* WORK TO DO:
Copy each line of the material below that includes the string "this".

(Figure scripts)
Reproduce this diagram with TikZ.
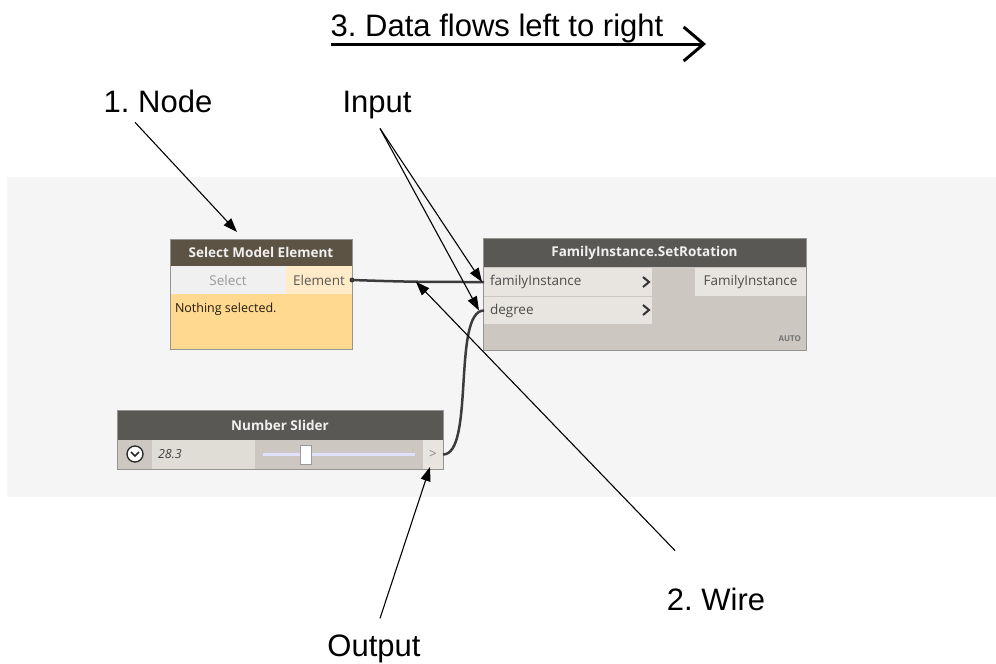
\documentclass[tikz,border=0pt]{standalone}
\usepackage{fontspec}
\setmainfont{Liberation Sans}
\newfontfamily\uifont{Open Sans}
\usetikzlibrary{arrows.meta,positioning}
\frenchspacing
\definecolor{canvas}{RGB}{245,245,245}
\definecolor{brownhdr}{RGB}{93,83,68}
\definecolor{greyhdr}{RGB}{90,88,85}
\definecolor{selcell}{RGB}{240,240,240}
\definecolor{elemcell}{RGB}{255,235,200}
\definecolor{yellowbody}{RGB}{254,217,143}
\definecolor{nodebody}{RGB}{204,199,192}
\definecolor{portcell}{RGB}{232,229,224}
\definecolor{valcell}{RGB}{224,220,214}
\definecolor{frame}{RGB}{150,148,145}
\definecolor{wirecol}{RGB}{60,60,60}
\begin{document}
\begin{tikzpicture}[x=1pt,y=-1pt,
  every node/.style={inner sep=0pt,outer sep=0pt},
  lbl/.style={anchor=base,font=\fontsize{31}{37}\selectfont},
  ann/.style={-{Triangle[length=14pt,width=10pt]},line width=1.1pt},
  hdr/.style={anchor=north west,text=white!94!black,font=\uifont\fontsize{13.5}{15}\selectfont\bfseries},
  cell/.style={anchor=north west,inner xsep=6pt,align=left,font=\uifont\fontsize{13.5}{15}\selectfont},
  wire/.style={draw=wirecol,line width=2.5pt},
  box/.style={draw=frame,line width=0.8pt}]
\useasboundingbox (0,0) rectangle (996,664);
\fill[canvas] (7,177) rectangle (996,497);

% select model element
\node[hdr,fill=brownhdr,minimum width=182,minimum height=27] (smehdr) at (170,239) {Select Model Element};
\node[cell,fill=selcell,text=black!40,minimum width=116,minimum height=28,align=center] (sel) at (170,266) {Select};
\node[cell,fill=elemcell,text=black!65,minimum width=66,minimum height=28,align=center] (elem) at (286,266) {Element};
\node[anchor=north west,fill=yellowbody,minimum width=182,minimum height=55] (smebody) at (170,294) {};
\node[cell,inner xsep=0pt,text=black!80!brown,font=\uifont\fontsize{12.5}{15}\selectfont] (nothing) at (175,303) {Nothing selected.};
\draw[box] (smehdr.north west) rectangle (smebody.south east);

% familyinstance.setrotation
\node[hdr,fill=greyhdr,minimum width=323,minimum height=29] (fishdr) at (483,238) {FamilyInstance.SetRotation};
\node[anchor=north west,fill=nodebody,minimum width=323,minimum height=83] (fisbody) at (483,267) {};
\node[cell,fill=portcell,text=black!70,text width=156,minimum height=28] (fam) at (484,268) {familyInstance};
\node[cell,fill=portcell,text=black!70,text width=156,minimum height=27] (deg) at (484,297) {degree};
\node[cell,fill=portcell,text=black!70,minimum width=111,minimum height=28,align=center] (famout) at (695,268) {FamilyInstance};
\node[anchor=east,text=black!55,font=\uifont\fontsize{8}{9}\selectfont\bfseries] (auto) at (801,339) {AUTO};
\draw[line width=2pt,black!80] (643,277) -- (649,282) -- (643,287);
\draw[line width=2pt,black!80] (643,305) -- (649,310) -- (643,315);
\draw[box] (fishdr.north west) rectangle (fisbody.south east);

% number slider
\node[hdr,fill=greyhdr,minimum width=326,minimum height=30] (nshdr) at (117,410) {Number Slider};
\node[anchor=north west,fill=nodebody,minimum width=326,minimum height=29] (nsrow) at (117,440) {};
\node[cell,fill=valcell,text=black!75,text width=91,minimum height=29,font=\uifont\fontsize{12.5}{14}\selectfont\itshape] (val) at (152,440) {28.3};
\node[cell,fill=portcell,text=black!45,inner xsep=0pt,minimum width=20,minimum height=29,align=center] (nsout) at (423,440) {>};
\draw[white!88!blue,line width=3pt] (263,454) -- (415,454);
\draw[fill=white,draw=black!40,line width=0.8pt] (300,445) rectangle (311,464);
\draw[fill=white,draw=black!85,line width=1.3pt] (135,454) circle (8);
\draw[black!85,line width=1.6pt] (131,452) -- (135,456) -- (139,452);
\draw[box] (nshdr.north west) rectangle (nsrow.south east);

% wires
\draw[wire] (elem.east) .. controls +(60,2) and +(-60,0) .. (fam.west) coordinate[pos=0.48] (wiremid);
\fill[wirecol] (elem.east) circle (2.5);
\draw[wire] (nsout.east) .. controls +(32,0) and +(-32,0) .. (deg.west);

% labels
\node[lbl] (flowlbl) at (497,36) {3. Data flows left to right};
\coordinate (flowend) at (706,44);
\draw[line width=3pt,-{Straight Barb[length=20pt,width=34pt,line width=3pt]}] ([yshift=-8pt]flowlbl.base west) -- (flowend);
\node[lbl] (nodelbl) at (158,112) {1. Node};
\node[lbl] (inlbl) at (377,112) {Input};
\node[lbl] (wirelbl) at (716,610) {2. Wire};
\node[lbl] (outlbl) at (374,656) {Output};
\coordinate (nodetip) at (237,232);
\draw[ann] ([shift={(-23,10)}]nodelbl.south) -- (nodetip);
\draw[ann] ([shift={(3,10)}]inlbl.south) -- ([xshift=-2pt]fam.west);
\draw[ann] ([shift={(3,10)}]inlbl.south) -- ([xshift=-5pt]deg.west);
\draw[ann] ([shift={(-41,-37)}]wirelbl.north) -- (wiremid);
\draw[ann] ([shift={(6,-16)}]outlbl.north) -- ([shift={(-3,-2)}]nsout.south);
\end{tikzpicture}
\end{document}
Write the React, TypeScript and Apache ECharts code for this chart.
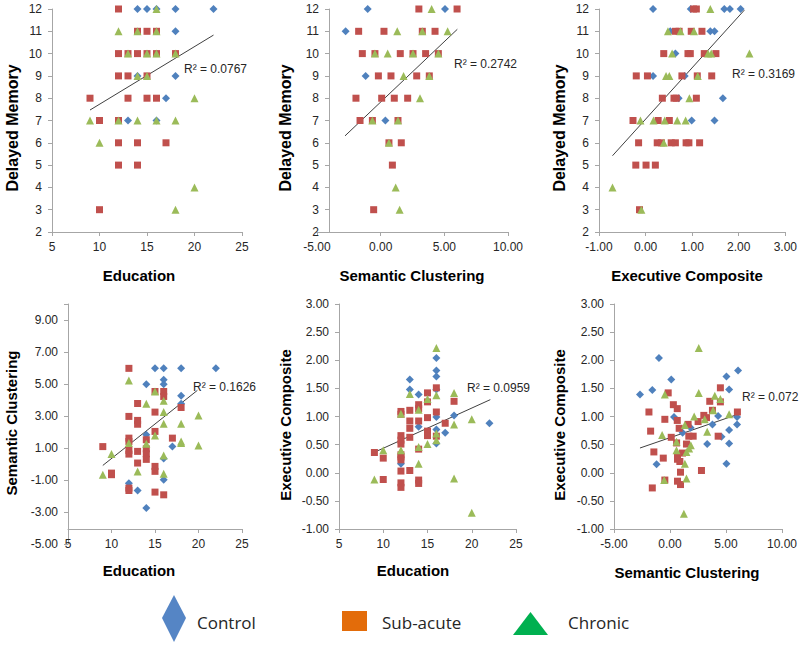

* REPLY TO THE TASK:
Reproduce this diagram with TikZ.
Write the React, TypeScript and Apache ECharts code for this chart.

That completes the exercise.